Not so fast. There’s nothing that prevents monoliths from reaping these benefits as well, while also enjoying all the benefits of a monolith. In fact, this is exactly how a well-architected monolith should be structured, as semi-independent modules or libraries, with clearly-defined interfaces. The problem is that this takes discipline, whereas a microservice-based architecture enforces this at the system level.
It seems reasonable, therefore, to ask yourself and your team this question: Can you trust yourself so little that you need to incur the (rather large) deployment, instrumentation and speed penalties to ensure separation of concerns? In most cases, there are other things you can do, such as implementing clear and strict interfaces for the modules to communicate with each other, create rules about what can and cannot be called outside of modules and how, and use tooling to help you stick to them.
An easy way to decide
To help you navigate the labyrinthine maze of questions and consideration when it comes to deciding whether you need microservices, I’ve created a helpful flowchart (you’re welcome). Here it is:
It’s only slightly tongue-in-cheek.
To sum up, the biggest advantage a microservice architecture brings to the table that is hard to get with other approaches is scalability. Every other benefit can be had by a bit of discipline and a good development process. On top of that, by choosing a monolithic approach, you’ll reap the rewards of reliability, easy deployment and monitoring, and speed. As long as your monolith is properly architected, it will be easy to later on split the bottlenecks off into their own services, potentially rewriting them in some other language, if that’s what’s required.

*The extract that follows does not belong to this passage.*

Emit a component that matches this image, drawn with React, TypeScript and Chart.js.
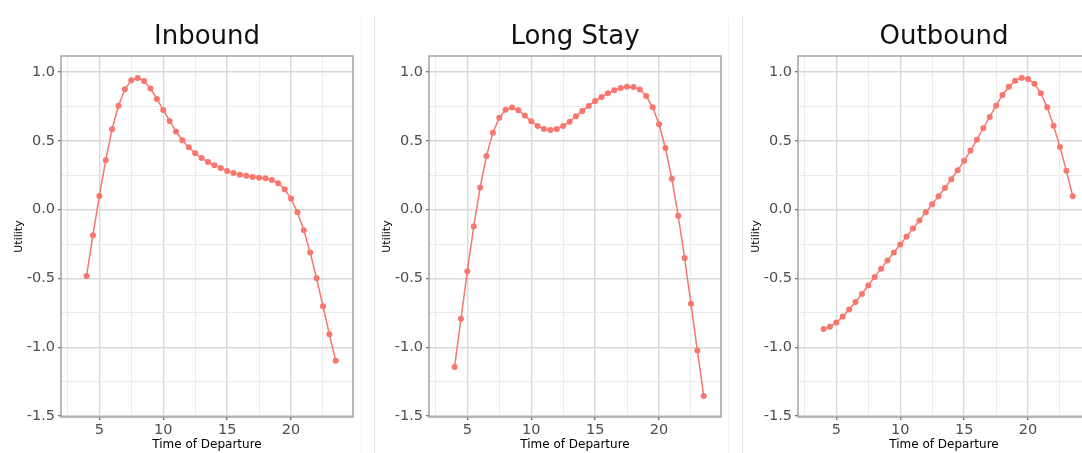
import React, { useEffect, useRef } from "react";
import { Chart, registerables } from "chart.js";

Chart.register(...registerables);

const hours = [4, 4.5, 5, 5.5, 6, 6.5, 7, 7.5, 8, 8.5, 9, 9.5, 10, 10.5, 11, 11.5, 12, 12.5, 13, 13.5, 14, 14.5, 15, 15.5, 16, 16.5, 17, 17.5, 18, 18.5, 19, 19.5, 20, 20.5, 21, 21.5, 22, 22.5, 23, 23.5];

const inbound = [-0.482, -0.186, 0.099, 0.358, 0.584, 0.755, 0.874, 0.939, 0.956, 0.935, 0.879, 0.804, 0.724, 0.644, 0.567, 0.504, 0.453, 0.409, 0.375, 0.346, 0.322, 0.303, 0.281, 0.266, 0.254, 0.245, 0.237, 0.232, 0.228, 0.215, 0.191, 0.148, 0.08, -0.019, -0.15, -0.312, -0.499, -0.702, -0.906, -1.099];

const longStay = [-1.143, -0.794, -0.448, -0.123, 0.16, 0.39, 0.559, 0.668, 0.726, 0.741, 0.722, 0.683, 0.642, 0.608, 0.586, 0.579, 0.586, 0.608, 0.639, 0.678, 0.717, 0.753, 0.789, 0.818, 0.845, 0.867, 0.884, 0.893, 0.891, 0.872, 0.826, 0.743, 0.62, 0.448, 0.225, -0.044, -0.351, -0.685, -1.024, -1.354];

const outbound = [-0.867, -0.852, -0.821, -0.777, -0.726, -0.671, -0.613, -0.552, -0.489, -0.429, -0.37, -0.312, -0.254, -0.196, -0.138, -0.08, -0.019, 0.039, 0.097, 0.157, 0.22, 0.286, 0.354, 0.429, 0.508, 0.591, 0.673, 0.755, 0.833, 0.893, 0.937, 0.956, 0.949, 0.915, 0.845, 0.743, 0.61, 0.455, 0.283, 0.097];

const panelTitles = ["Inbound", "Long Stay", "Outbound"];
const panelSeries = [inbound, longStay, outbound];

const xTicks = [2.5, 5, 7.5, 10, 12.5, 15, 17.5, 20, 22.5];
const xMajor = [5, 10, 15, 20];
const yTicks = [-1.5, -1.25, -1, -0.75, -0.5, -0.25, 0, 0.25, 0.5, 0.75, 1];
const yMajor = [-1.5, -1, -0.5, 0, 0.5, 1];

const xLabel = "Time of Departure";
const yLabel = "Utility";

const FONT = "'DejaVu Sans', sans-serif";
const RED = "#f8766d";

const CANVAS_W = 361;
const CANVAS_H = 453;
const canvasLefts = [0, 368, 737];

function makePanelPlugin(text: string) {
  return {
    id: "panelDeco",
    afterDraw(chart: any) {
      const { ctx, chartArea } = chart;
      ctx.save();
      ctx.strokeStyle = "#9c9c9c";
      ctx.lineWidth = 1.4;
      ctx.strokeRect(
        chartArea.left,
        chartArea.top,
        chartArea.right - chartArea.left,
        chartArea.bottom - chartArea.top
      );
      ctx.font = "26px " + FONT;
      ctx.fillStyle = "#111";
      ctx.textAlign = "center";
      ctx.textBaseline = "alphabetic";
      ctx.fillText(text, (chartArea.left + chartArea.right) / 2, 44);
      ctx.restore();
    },
  };
}

function Panel({ index }: { index: number }) {
  const ref = useRef<HTMLCanvasElement | null>(null);
  useEffect(() => {
    if (!ref.current) return;
    const values = panelSeries[index];
    const chart = new Chart(ref.current, {
      type: "line",
      data: {
        datasets: [
          {
            data: hours.map((h, i) => ({ x: h, y: values[i] })),
            borderColor: RED,
            backgroundColor: RED,
            borderWidth: 1.5,
            pointRadius: 3,
            pointBorderWidth: 0,
            pointBackgroundColor: RED,
            tension: 0,
          },
        ],
      },
      options: {
        responsive: false,
        animation: false,
        devicePixelRatio: 1,
        layout: { padding: { top: 56, left: 0, right: 8, bottom: 0 } },
        plugins: { legend: { display: false }, tooltip: { enabled: false } },
        scales: {
          x: {
            type: "linear",
            min: 2.0,
            max: 24.85,
            afterBuildTicks: (s: any) => {
              s.ticks = xTicks.map((v) => ({ value: v }));
            },
            afterFit: (s: any) => {
              s.height = 36;
            },
            ticks: {
              autoSkip: false,
              maxRotation: 0,
              padding: 2,
              color: "#4d4d4d",
              font: { family: FONT, size: 14.5 },
              callback: (v: any) => (xMajor.includes(Number(v)) ? String(v) : ""),
            },
            grid: {
              color: (c: any) => (xMajor.includes(c.tick?.value) ? "#d9d9d9" : "#ebebeb"),
              lineWidth: (c: any) => (xMajor.includes(c.tick?.value) ? 1.4 : 1),
              tickColor: (c: any) => (xMajor.includes(c.tick?.value) ? "#666" : "rgba(0,0,0,0)"),
              tickLength: 3,
              tickWidth: 1.2,
            },
            border: { display: false },
            title: {
              display: true,
              text: xLabel,
              color: "#000",
              font: { family: FONT, size: 12 },
              padding: { top: 0, bottom: 0.5 },
            },
          },
          y: {
            type: "linear",
            min: -1.507,
            max: 1.116,
            afterBuildTicks: (s: any) => {
              s.ticks = yTicks.map((v) => ({ value: v }));
            },
            afterFit: (s: any) => {
              s.width = 61;
            },
            ticks: {
              autoSkip: false,
              padding: 3,
              color: "#4d4d4d",
              font: { family: FONT, size: 14.5 },
              callback: (v: any) => (yMajor.includes(Number(v)) ? Number(v).toFixed(1) : ""),
            },
            grid: {
              color: (c: any) => (yMajor.includes(c.tick?.value) ? "#d9d9d9" : "#ebebeb"),
              lineWidth: (c: any) => (yMajor.includes(c.tick?.value) ? 1.4 : 1),
              tickColor: (c: any) => (yMajor.includes(c.tick?.value) ? "#666" : "rgba(0,0,0,0)"),
              tickLength: 3,
              tickWidth: 1.2,
            },
            border: { display: false },
            title: {
              display: true,
              text: yLabel,
              color: "#000",
              font: { family: FONT, size: 11 },
              padding: { top: 13, bottom: 0 },
            },
          },
        },
      },
      plugins: [makePanelPlugin(panelTitles[index])],
    } as any);
    return () => chart.destroy();
  }, [index]);
  return (
    <canvas
      ref={ref}
      width={CANVAS_W}
      height={CANVAS_H}
      style={{
        position: "absolute",
        left: canvasLefts[index],
        top: 0,
        width: CANVAS_W,
        height: CANVAS_H,
      }}
    />
  );
}

const separators = [
  { x: 361, color: "#f2f2f2" },
  { x: 374, color: "#e3e3e3" },
  { x: 728, color: "#f2f2f2" },
  { x: 742, color: "#e3e3e3" },
];

export default function App() {
  return (
    <div
      style={{
        position: "fixed",
        left: 0,
        top: 0,
        width: 1082,
        height: 453,
        overflow: "hidden",
        background: "#fff",
      }}
    >
      {[0, 1, 2].map((i) => (
        <Panel key={i} index={i} />
      ))}
      {separators.map((s, i) => (
        <div
          key={i}
          style={{
            position: "absolute",
            left: s.x,
            top: 17,
            width: 1,
            height: 436,
            background: s.color,
            zIndex: 2,
          }}
        />
      ))}
    </div>
  );
}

Verily, verily, I say unto thee, do not start out with microservices just because the cool kids are doing it, they’re the complicated way that you don’t need in the beginning. Enjoy the ease of development and agility of deployment that a single new app brings, and, when your business has been proven and growing and you can’t find servers big enough for it, only then split out parts of your infrastructure into their own services, connected by HTTP or a messaging queue.